L’Association générale des producteurs de maïs (AGPM) conteste également une proposition qui consiste à « casser » le système d’intervention alors que seuls les problèmes « logistiques » rencontrés par la Hongrie pour écouler son maïs sont en cause. A ses yeux, il serait préférable d’attendre que le durcissement des critères d’intervention décidé en 2006 produise ses effets et que la Commission procède à l’examen d’ensemble de la PAC prévue pour l’année prochaine avant d’entreprendre une réforme plus substantielle.

L’AGPM estime par ailleurs que le marché du maïs devrait être stabilisé d’ici 2013 en Hongrie car :

- le prix mondial devrait augmenter, notamment en raison du développement de la production de bioéthanol aux Etats-Unis, ce qui favorisera les exportations hongroises sur les pays du pourtour méditerranéen ;

- la mise en place, depuis la campagne 2006/2007, d’une flotte de trains et de camions devrait permettre à la Hongrie de quasiment doubler ses livraisons vers les autres Etats membres (de 1,5-2 millions de tonnes à 3-3,5 millions de tonnes) ;

- des projets de développement de la production de biocarburants émergent en Hongrie, avec des prévisions tablant sur une production de 800 000 tonnes d’éthanol, soit 2,7 millions de tonnes de céréales, couvertes essentiellement en maïs.

Pour leur part, les autorités françaises ont fait part de leur surprise sur le caractère « radical » de la mesure proposée et se sont interrogées sur la gestion des conséquences d’une telle réforme sur le volet externe de l’OCM.

Lors d’une réunion du groupe du Conseil ayant examiné le 27 janvier 2007 la proposition de la Commission, les positions des différents Etats membres sont apparues clairement.

L’Autriche, la Slovaquie, la République tchèque et la Hongrie ont rejeté le bien fondé de la proposition et l’argumentation économique qui la justifie.
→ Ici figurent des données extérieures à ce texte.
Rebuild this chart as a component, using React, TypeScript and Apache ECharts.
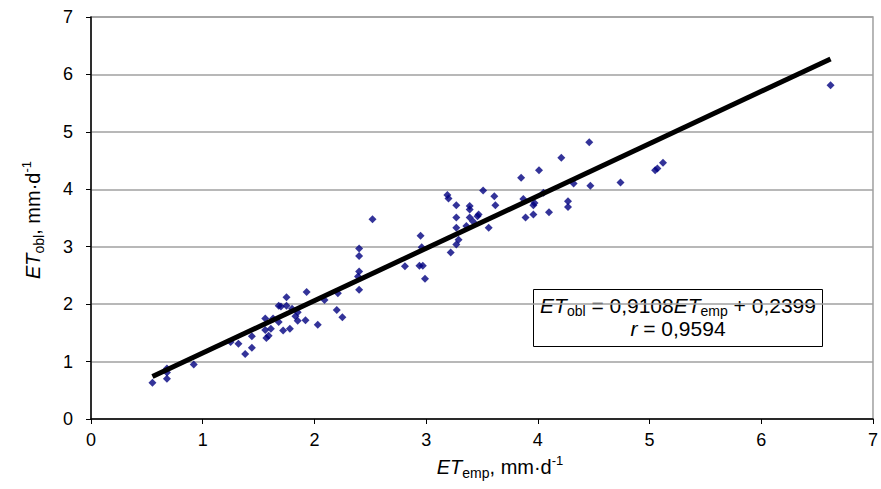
import React, { useEffect, useRef } from "react";
import * as echarts from "echarts";

const etEmp = [
  0.55, 0.68, 0.68, 0.68, 0.92, 1.25, 1.32, 1.38, 1.44, 1.44,
  1.56, 1.56, 1.57, 1.59, 1.61, 1.63, 1.68, 1.70, 1.68, 1.72,
  1.75, 1.75, 1.78, 1.80, 1.83, 1.85, 1.85, 1.92, 1.93, 2.03,
  2.09, 2.20, 2.21, 2.25, 2.40, 2.40, 2.40, 2.39, 2.40, 2.52,
  2.81, 2.94, 2.97, 2.95, 2.96, 2.99, 3.19, 3.20, 3.27, 3.27,
  3.27, 3.22, 3.27, 3.29, 3.36, 3.39, 3.39, 3.39, 3.42, 3.46,
  3.47, 3.51, 3.56, 3.61, 3.62, 3.85, 3.87, 3.89, 3.96, 3.96,
  3.97, 4.01, 4.10, 4.05, 4.21, 4.27, 4.27, 4.32, 4.46, 4.47,
  4.74, 5.05, 5.07, 5.12, 6.62,
];
const etObl = [
  0.63, 0.88, 0.81, 0.70, 0.95, 1.34, 1.31, 1.13, 1.44, 1.24,
  1.75, 1.55, 1.41, 1.45, 1.57, 1.75, 1.97, 1.96, 1.69, 1.54,
  2.12, 1.97, 1.57, 1.92, 1.79, 1.86, 1.71, 1.72, 2.21, 1.64,
  2.07, 1.90, 2.19, 1.77, 2.97, 2.84, 2.57, 2.48, 2.25, 3.48,
  2.66, 2.67, 2.67, 3.19, 2.99, 2.44, 3.90, 3.84, 3.72, 3.51,
  3.33, 2.90, 3.04, 3.12, 3.36, 3.71, 3.65, 3.51, 3.44, 3.53,
  3.56, 3.98, 3.33, 3.88, 3.72, 4.20, 3.83, 3.51, 3.72, 3.56,
  3.76, 4.33, 3.60, 3.94, 4.55, 3.79, 3.69, 4.10, 4.82, 4.06,
  4.12, 4.33, 4.36, 4.46, 5.81,
];
// trend line end points (ETobl = 0,9108 ETemp + 0,2399)
const trendX = [0.55, 6.62];
const trendY = [0.74, 6.27];
const axisTicks = [0, 1, 2, 3, 4, 5, 6, 7];

const FONT = "'Liberation Sans', Arial, sans-serif";

export default function App() {
  const ref = useRef<HTMLDivElement>(null);
  useEffect(() => {
    document.body.style.margin = "0";
    if (!ref.current) return;
    const chart = echarts.init(ref.current, undefined, { renderer: "svg" });
    const points = etEmp.map((x, i) => [x, etObl[i]]);
    const trend = trendX.map((x, i) => [x, trendY[i]]);
    const axisMin = axisTicks[0];
    const axisMax = axisTicks[axisTicks.length - 1];
    const richTitle = {
      i: { fontStyle: "italic", fontSize: 20, fontFamily: FONT, fill: "#000", lineHeight: 26 },
      sub: { fontSize: 14, fontFamily: FONT, fill: "#000", lineHeight: 14, verticalAlign: "bottom" },
      n: { fontSize: 20, fontFamily: FONT, fill: "#000", lineHeight: 26 },
      sup: { fontSize: 13, fontFamily: FONT, fill: "#000", lineHeight: 13, verticalAlign: "top" },
    };
    const richEq = {
      i: { fontStyle: "italic", fontSize: 21, fontFamily: FONT, fill: "#000", lineHeight: 24 },
      sub: { fontSize: 14, fontFamily: FONT, fill: "#000", lineHeight: 14, verticalAlign: "bottom" },
      n: { fontSize: 21, fontFamily: FONT, fill: "#000", lineHeight: 24 },
    };
    chart.setOption({
      animation: false,
      grid: {
        left: 91,
        top: 17,
        right: 8,
        bottom: 70,
        show: true,
        borderColor: "#a0a0a0",
        borderWidth: 1.5,
        backgroundColor: "transparent",
      },
      xAxis: {
        type: "value",
        min: axisMin,
        max: axisMax,
        interval: 1,
        axisLine: { show: true, onZero: false, lineStyle: { color: "#000", width: 1.5 } },
        axisTick: { show: true, length: 5, lineStyle: { color: "#000", width: 1 } },
        axisLabel: { fontFamily: FONT, fontSize: 18, color: "#000", margin: 12 },
        splitLine: { show: false },
      },
      yAxis: {
        type: "value",
        min: axisMin,
        max: axisMax,
        interval: 1,
        axisLine: { show: true, onZero: false, lineStyle: { color: "#000", width: 1.5 } },
        axisTick: { show: true, length: 5, lineStyle: { color: "#000", width: 1 } },
        axisLabel: { fontFamily: FONT, fontSize: 18, color: "#000", margin: 18 },
        splitLine: { show: true, lineStyle: { color: "#a0a0a0", width: 1.5 } },
      },
      series: [
        {
          type: "scatter",
          data: points,
          symbol: "diamond",
          symbolSize: 8,
          itemStyle: { color: "#000080" },
          z: 2,
        },
        {
          type: "line",
          data: trend,
          symbol: "none",
          lineStyle: { color: "#000", width: 5 },
          z: 3,
        },
      ],
      graphic: [
        {
          type: "text",
          x: 500,
          y: 467,
          style: {
            text: "{i|ET}{sub|emp}{n|, mm·d}{sup|-1}",
            rich: richTitle,
            fill: "#000",
            align: "center",
            verticalAlign: "middle",
          },
        },
        {
          type: "text",
          x: 33,
          y: 220,
          rotation: Math.PI / 2,
          style: {
            text: "{i|ET}{sub|obl}{n|, mm·d}{sup|-1}",
            rich: richTitle,
            fill: "#000",
            align: "center",
            verticalAlign: "middle",
          },
        },
        {
          type: "group",
          left: 533,
          top: 289,
          z: 100,
          children: [
            {
              type: "rect",
              shape: { x: 0, y: 0, width: 289, height: 57 },
              style: { fill: "#fff", stroke: "#000", lineWidth: 1 },
            },
            {
              type: "text",
              x: 144.5,
              y: 16,
              style: {
                text: "{i|ET}{sub|obl}{n| = 0,9108}{i|ET}{sub|emp}{n| + 0,2399}",
                rich: richEq,
                fill: "#000",
                align: "center",
                verticalAlign: "middle",
              },
            },
            {
              type: "text",
              x: 144.5,
              y: 39,
              style: {
                text: "{i|r}{n| = 0,9594}",
                rich: richEq,
                fill: "#000",
                align: "center",
                verticalAlign: "middle",
              },
            },
          ],
        },
      ],
    });
    return () => chart.dispose();
  }, []);
  return <div ref={ref} style={{ width: 881, height: 489 }} />;
}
En particulier, la Hongrie a estimé que la situation de marché peut se retourner et que le texte ne respecte pas la «  confiance légitime  » des producteurs, car son caractère tardif dans la campagne ne permet pas de procéder à des ensemencements alternatifs. La Roumanie a indiqué que les déséquilibres actuels ne s’aggraveront pas avec son entrée dans l’Union, car elle n’est pas structurellement excédentaire en maïs.

L’Espagne, le Portugal, l’Italie, la Pologne et la France ne contestent pas la nécessité d’une réforme, mais proposent des solutions alternatives aux mesures avancées par la Commission. Les trois derniers Etats membres cités se prononcent notamment en faveur du plafonnement des quantités pouvant accéder à l’intervention.

La plupart des autres Etats membres soutiennent le texte de la Commission.

3. Conclusion

La Commission part d’un problème conjoncturel, celui de l’écoulement du maïs hongrois, pour proposer une réforme de grande ampleur, la suppression de l’intervention, qui paraît disproportionnée au regard de l’objectif de stabilisation du marché du maïs.

Une telle évolution de l’OCM céréales ne serait envisageable que si elle faisait suite au bilan de santé de la PAC de 2008. A court terme, il serait préférable de prévoir des solutions qui ne suppriment pas un filet de sécurité utile pour les producteurs et n’induisent pas des concessions concernant le régime d’importation des céréales à l’OMC.

Compte tenu de ces observations, la Délégation a rejeté la proposition d’acte communautaire au cours de sa réunion du 21 février 2007, en demandant à la Commission de prévoir des solutions alternatives, notamment le contingentement de l’intervention.

(1) « Evaluation of the Common Market Organisation in the Cereal Sector”, étude effectuée pour le compte de la direction générale de l’agriculture et du développement rural de la Commission européenne par LMC international Ltd, octobre 2005.